For the anoikis assay, 5 × 104 cells/well were seeded into low-adherence six-well plates (Costar) in DMEM containing 2% FBS. At 24 h post-seeding, cells were stained with Annexin V-APC/PI Apoptosis Detection Kit (eBioscience) and analysed using a BD Biosciences LSRII flow cytometer with FACSDIVA and FlowJo software. Cell viability was measured as a proportion of healthy (Annexin-negative, PI-negative) cells.
Human and mouse datasets
The expression levels of ID2 and ALDH3A1 and their relation to the receptor status of ER, progesterone receptor (PR), and HER2 were assessed for breast cancer samples in The Cancer Genome Atlas (TCGA) . The expression level of BMP7 in non-tumour-bearing mice was assessed in 1) brain astrocytes, neurons, and microglia using the Srinivasan et al. RNAseq dataset , and 2) brain microglia and astrocytes using the Kamphuis et al. microarray dataset . Clinical significance (distant metastasis-free survival) of ID2 and ALDH3A1 expression in ER– breast cancers was assessed using publicly available data from Gyorffy et al. . Associations of ID2 and ALDH3A1 mRNA levels and brain metastasis were tested in four breast cancer datasets (GSE2034, GSE2603, GSE12276, and GSE14020), normalized by MAS5.0, log2 transformed, and batch corrected. The tumour subtype information was published in a previous study . The datasets contained 104 ER– breast cancer patients who either had no metastatic relapse (n = 71) or brain-only metastatic relapse (n = 33). Brain metastasis relapse-free survival analysis was performed using the upper tertile of gene expression to dichotomise the breast cancers.
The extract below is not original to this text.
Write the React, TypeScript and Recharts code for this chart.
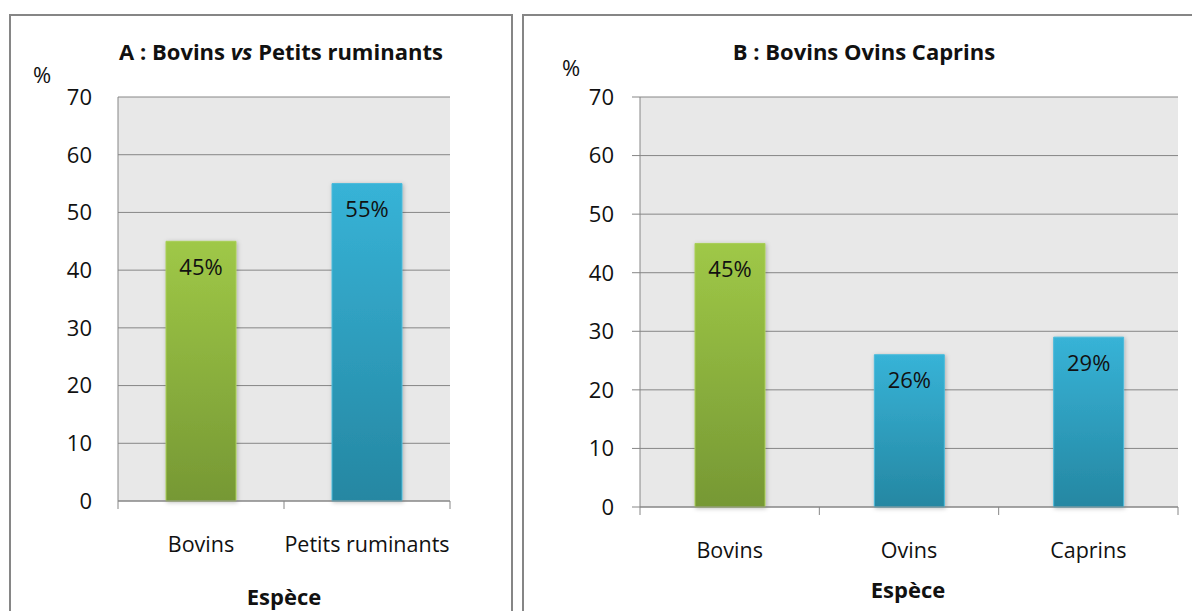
import { Bar, BarChart, CartesianGrid, Cell, LabelList, XAxis, YAxis } from "recharts"

const categoriesA = ["Bovins", "Petits ruminants"]
const valuesA = [45, 55]
const categoriesB = ["Bovins", "Ovins", "Caprins"]
const valuesB = [45, 26, 29]
const yTicks = [0, 10, 20, 30, 40, 50, 60, 70]

const FONT = "'Open Sans', sans-serif"
const GRID = "#868686"

const dataA = categoriesA.map((name, i) => ({ name, value: valuesA[i] }))
const dataB = categoriesB.map((name, i) => ({ name, value: valuesB[i] }))

function boundaryTick(halfBand: number, count: number) {
  return (props: any) => {
    const { x, y, payload, index } = props
    return (
      <g>
        <line x1={x - halfBand} x2={x - halfBand} y1={y} y2={y + 8} stroke={GRID} />
        {index === count - 1 && (
          <line x1={x + halfBand} x2={x + halfBand} y1={y} y2={y + 8} stroke={GRID} />
        )}
        <text x={x} y={y + 51} textAnchor="middle" fontSize={21.5} fill="#111" fontFamily={FONT}>
          {payload.value}
        </text>
      </g>
    )
  }
}

function Gradients() {
  return (
    <defs>
      <linearGradient id="gGreen" x1="0" y1="0" x2="0" y2="1">
        <stop offset="0%" stopColor="#9fc847" />
        <stop offset="100%" stopColor="#769834" />
      </linearGradient>
      <linearGradient id="gBlue" x1="0" y1="0" x2="0" y2="1">
        <stop offset="0%" stopColor="#37b3d7" />
        <stop offset="100%" stopColor="#2587a2" />
      </linearGradient>
      <filter id="shadow" x="-20%" y="-10%" width="140%" height="120%">
        <feDropShadow dx="1" dy="1" stdDeviation="2" floodColor="#000" floodOpacity="0.25" />
      </filter>
    </defs>
  )
}

const fills: Record<string, string> = { green: "url(#gGreen)", blue: "url(#gBlue)" }
const strokes: Record<string, string> = { green: "#a9cf57", blue: "#4bbbdb" }
const colorsA = ["green", "blue"]
const colorsB = ["green", "blue", "blue"]

const tickStyle = { fontSize: 22, fill: "#111", fontFamily: FONT }
const textStyle = { position: "absolute" as const, fontFamily: FONT, color: "#111", whiteSpace: "nowrap" as const, lineHeight: "28px" }

export default function App() {
  return (
    <div style={{ position: "absolute", left: 0, top: 0, width: 1192, height: 611, overflow: "hidden", background: "#fff" }}>
      {/* panel frames */}
      <div style={{ position: "absolute", left: 9, top: 14, width: 500, height: 640, border: `2px solid ${GRID}` }} />
      <div style={{ position: "absolute", left: 522, top: 14, width: 700, height: 640, border: `2px solid ${GRID}` }} />

      {/* Chart A */}
      <div style={{ position: "absolute", left: 0, top: 0 }}>
        <BarChart width={512} height={611} data={dataA} margin={{ top: 97, right: 62, left: 0, bottom: 10 }}>
          <Gradients />
          <CartesianGrid vertical={false} stroke={GRID} fill="#e8e8e8" />
          <YAxis
            width={118}
            domain={[0, 70]}
            ticks={yTicks}
            interval={0}
            axisLine={{ stroke: GRID }}
            tickLine={false}
            tickSize={8}
            tickMargin={18}
            tick={tickStyle}
          />
          <XAxis
            dataKey="name"
            height={100}
            axisLine={{ stroke: GRID }}
            tickLine={false}
            tickSize={0}
            tickMargin={0}
            interval={0}
            tick={boundaryTick(83, categoriesA.length)}
          />
          <Bar dataKey="value" barSize={70} isAnimationActive={false} filter="url(#shadow)">
            {dataA.map((d, i) => (
              <Cell key={d.name} fill={fills[colorsA[i]]} stroke={strokes[colorsA[i]]} strokeWidth={1} />
            ))}
            <LabelList
              dataKey="value"
              position="insideTop"
              offset={18}
              formatter={(v: any) => `${v}%`}
              style={tickStyle}
            />
          </Bar>
        </BarChart>
      </div>
      <div style={{ ...textStyle, left: 80, width: 402, top: 37, textAlign: "center", fontSize: 22, fontWeight: 700 }}>
        A : Bovins <i>vs</i> Petits ruminants
      </div>
      <div style={{ ...textStyle, left: 33, top: 60, fontSize: 22 }}>%</div>
      <div style={{ ...textStyle, left: 184, width: 200, top: 582, textAlign: "center", fontSize: 22, fontWeight: 700 }}>
        Espèce
      </div>

      {/* Chart B */}
      <div style={{ position: "absolute", left: 520, top: 0 }}>
        <BarChart width={672} height={611} data={dataB} margin={{ top: 97, right: 14, left: 0, bottom: 10 }}>
          <Gradients />
          <CartesianGrid vertical={false} stroke={GRID} fill="#e8e8e8" />
          <YAxis
            width={120}
            domain={[0, 70]}
            ticks={yTicks}
            interval={0}
            axisLine={{ stroke: GRID }}
            tickLine={{ stroke: GRID }}
            tickSize={8}
            tickMargin={18}
            tick={tickStyle}
          />
          <XAxis
            dataKey="name"
            height={94}
            axisLine={{ stroke: GRID }}
            tickLine={false}
            tickSize={0}
            tickMargin={0}
            interval={0}
            tick={boundaryTick(538 / 6, categoriesB.length)}
          />
          <Bar dataKey="value" barSize={70} isAnimationActive={false} filter="url(#shadow)">
            {dataB.map((d, i) => (
              <Cell key={d.name} fill={fills[colorsB[i]]} stroke={strokes[colorsB[i]]} strokeWidth={1} />
            ))}
            <LabelList
              dataKey="value"
              position="insideTop"
              offset={18}
              formatter={(v: any) => `${v}%`}
              style={tickStyle}
            />
          </Bar>
        </BarChart>
      </div>
      <div style={{ ...textStyle, left: 694, width: 340, top: 37, textAlign: "center", fontSize: 22, fontWeight: 700 }}>
        B : Bovins Ovins Caprins
      </div>
      <div style={{ ...textStyle, left: 562, top: 53, fontSize: 22 }}>%</div>
      <div style={{ ...textStyle, left: 808, width: 200, top: 575, textAlign: "center", fontSize: 22, fontWeight: 700 }}>
        Espèce
      </div>
    </div>
  )
}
To assess the expression of ID2 in primary breast cancers and breast cancer brain metastases, the datasets described in Schulten et al. (GSE100534)  and Harrell et al. (GSE26338)  were retrieved. GSE26338 contains data deposited from seven different platforms. Samples run on the GPL5325 platform were enriched for metaplastic breast cancers and were therefore excluded.
Statistical analyses were performed using GraphPad Prism 7. Unless stated otherwise, data represent the mean values ± standard error of the mean (SEM). Where the groups followed normal distribution and had equal variances, the significance of the differences of the groups was tested using either unpaired Student’s t test (two groups) or one-way analysis of variance (ANOVA; multiple groups) followed by Bonferroni post-hoc testing for correcting multiple comparisons. If groups did not follow a normal distribution, non-parametric Mann-Whitney (two groups) or Kruskal-Wallis (multiple groups) tests were used. Statistical significance was defined as *p < 0.05, **p < 0.01, and ***p < 0.001.